Negli ultimi anni abbiamo vissuto in prima persona l’impatto tangibile del cambiamento climatico. La scorsa estate, ad esempio, mi trovavo in vacanza all’Isola d’Elba e per la prima volta ho dovuto rinunciare alla sessione pomeridiana in spiaggia: il caldo era eccessivo e anche l’acqua del mare, ormai simile a un brodo, non offriva alcun sollievo. A marzo 2024, a Milano, ho rischiato di trovarmi in un sottopassaggio allagato alla stazione di Porta Garibaldi, dove le piogge torrenziali hanno inondato l’area pochi minuti dopo il mio passaggio. Sempre nel 2024, a maggio, un tornado si è abbattuto a Lecco, sul Lago di Como, spazzando via tutto e portando addirittura un ombrello in cielo, superando la barriera delle montagne. Eventi come questi dimostrano che non esistono più certezze:
il cambiamento climatico è una realtà, qui e ora, ovunque.
In Italia, chi vive in Emilia-Romagna affronta il rischio di allagamenti, mentre in Sicilia il problema principale è la desertificazione. Qui, la morte del bestiame e la mancanza d’acqua costringono le persone ad acquistare risorse idriche da fornitori privati, mentre le infrastrutture pubbliche, inefficaci e obsolete, continuano a fallire nonostante le tasse pagate. A livello globale, nei Paesi dove la moda si produce quotidianamente, come il Bangladesh e l’India, il caldo è diventato una costante insopportabile. Qui scuole chiuse, lavoratori malati, macchinari sotto pressione e blackout elettrici stanno mettendo in ginocchio la produzione, rallentando le tempistiche già stressanti imposte dalle collezioni di moda.

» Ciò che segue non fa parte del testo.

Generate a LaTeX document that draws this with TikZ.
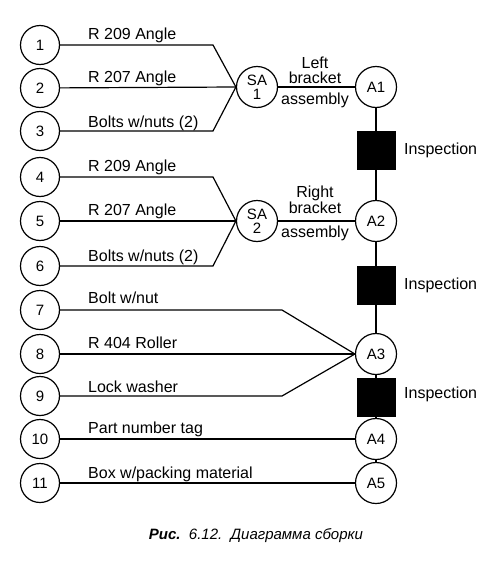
\documentclass[tikz,border=0pt]{standalone}
\usepackage{fontspec}
\setmainfont{Liberation Sans}
\begin{document}
\begin{tikzpicture}[x=1pt,y=-1pt,
  part/.style={circle,draw,line width=1.2pt,minimum size=39pt,inner sep=0pt,font=\fontsize{15}{15}\selectfont},
  asm/.style={circle,draw,line width=1.2pt,minimum size=41pt,inner sep=0pt,font=\fontsize{15}{14}\selectfont,align=center},
  insp/.style={draw,fill=black,minimum width=38pt,minimum height=38pt,inner sep=0pt},
  lbl/.style={anchor=base west,inner sep=0pt,font=\fontsize{16}{16}\selectfont},
  mid/.style={inner sep=0pt,font=\fontsize{16}{16}\selectfont},
  wire/.style={line width=1.2pt}]
\useasboundingbox (0,0) rectangle (496,562);
% part circles
\foreach \n/\y in {1/45,2/88,3/131,4/177,5/221,6/266,7/310,8/354,9/396,10/439,11/483}
  \node[part] (p\n) at (40,\y) {\n};
% assembly circles
\node[asm] (sa1) at (257,87) {SA\\1};
\node[asm] (sa2) at (257,221) {SA\\2};
\node[asm] (a1) at (376,87) {A1};
\node[asm] (a2) at (376,221) {A2};
\node[asm] (a3) at (376,354) {A3};
\node[asm] (a4) at (376,439) {A4};
\node[asm] (a5) at (376,483) {A5};
% inspection boxes
\node[insp] (i1) at (376,150) {};
\node[insp] (i2) at (376,285) {};
\node[insp] (i3) at (376,397) {};
\node[mid,anchor=west] (t1) at (404,150) {Inspection};
\node[mid,anchor=west] (t2) at (404,285) {Inspection};
\node[mid,anchor=west] (t3) at (404,394) {Inspection};
% part labels
\node[lbl] (l1) at (88,39) {R 209 Angle};
\node[lbl] (l2) at (88,82) {R 207 Angle};
\node[lbl] (l3) at (88,127) {Bolts w/nuts (2)};
\node[lbl] (l4) at (88,171) {R 209 Angle};
\node[lbl] (l5) at (88,215) {R 207 Angle};
\node[lbl] (l6) at (88,261) {Bolts w/nuts (2)};
\node[lbl] (l7) at (88,303) {Bolt w/nut};
\node[lbl] (l8) at (88,348) {R 404 Roller};
\node[lbl] (l9) at (88,392) {Lock washer};
\node[lbl] (l10) at (88,433) {Part number tag};
\node[lbl] (l11) at (88,478) {Box w/packing material};
% subassembly labels
\node[mid] (left) at (315,63) {Left};
\node[mid] (lb) at (315,78) {bracket};
\node[mid] (la) at (315,100) {assembly};
\node[mid] (right) at (315,193) {Right};
\node[mid] (rb) at (315,208) {bracket};
\node[mid] (ra) at (315,233) {assembly};
% bend points
\coordinate (b1) at (213,45);
\coordinate (b3) at (213,131);
\coordinate (b4) at (213,177);
\coordinate (b6) at (213,266);
\coordinate (b7) at (282,310);
\coordinate (b9) at (282,396);
% wires
\draw[wire] (p1) -- (b1) -- (sa1.west);
\draw[wire] (p2) -- (sa1.west);
\draw[wire] (p3) -- (b3) -- (sa1.west);
\draw[wire] (p4) -- (b4) -- (sa2.west);
\draw[wire] (p5) -- (sa2.west);
\draw[wire] (p6) -- (b6) -- (sa2.west);
\draw[wire] (p7) -- (b7) -- (a3.west);
\draw[wire] (p8) -- (a3);
\draw[wire] (p9) -- (b9) -- (a3.west);
\draw[wire] (p10) -- (a4);
\draw[wire] (p11) -- (a5);
\draw[wire] (sa1) -- (a1);
\draw[wire] (sa2) -- (a2);
\draw[wire] (a1) -- (i1) -- (a2) -- (i2) -- (a3) -- (i3) -- (a4) -- (a5);
% caption
\node[inner sep=0pt,font=\fontsize{15}{15}\selectfont\itshape] (cap) at (256,536) {\textbf{Рис.}\ \ 6.12.\ \ Диаграмма сборки};
\end{tikzpicture}
\end{document}
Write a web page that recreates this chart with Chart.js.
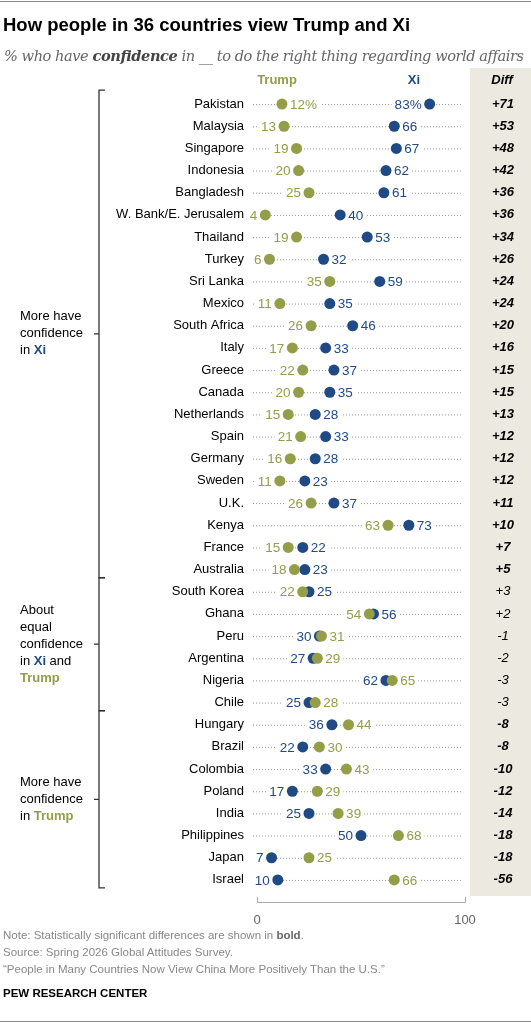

Tiepide azioni dei grandi gruppi
Qualche gruppo leader, come Kering e LVMH, ha iniziato a riconoscere il problema, segnalando nei propri documenti regolatori come le temperature sempre più alte possano compromettere l’accesso a materie prime chiave come pelle e cotone. Questo scenario include la morte del bestiame e il disseccamento delle colture, mentre inverni sempre più miti rendono alcune categorie di prodotti, come i piumini, un’incognita per il futuro.
Secondo un rapporto di BCG e del World Economic Forum dal 2000, i disastri climatici hanno causato quasi 4 trilioni di dollari di danni economici. Se le temperature continueranno a salire, il PIL globale potrebbe ridursi fino al 22% entro la fine del secolo. I principali centri di produzione della moda, come Bangladesh, Cambogia, Vietnam e Pakistan, rischiano un calo delle esportazioni superiore al 20% entro la fine del decennio.
La moda balla sul Titanic
In Europa la questione clima viene presa maggiormente sul serio rispetto ad altri Paesi: nuove normative europee obbligheranno i marchi a pubblicare dati sull’impatto ambientale e sull’esposizione ai rischi climatici. Tuttavia, nonostante la morte di bestiami, animali e persino persone a causa del caldo torrido, per la maggior parte del mondo della moda la questione sembra ancora estremamente lontana e distante dimenticando che, se la moda si deve vendere, ci devono essere ancora i clienti per poterla acquistare. Cosa che, per come si stanno evolvendo i fatti, non è da dare per scontata.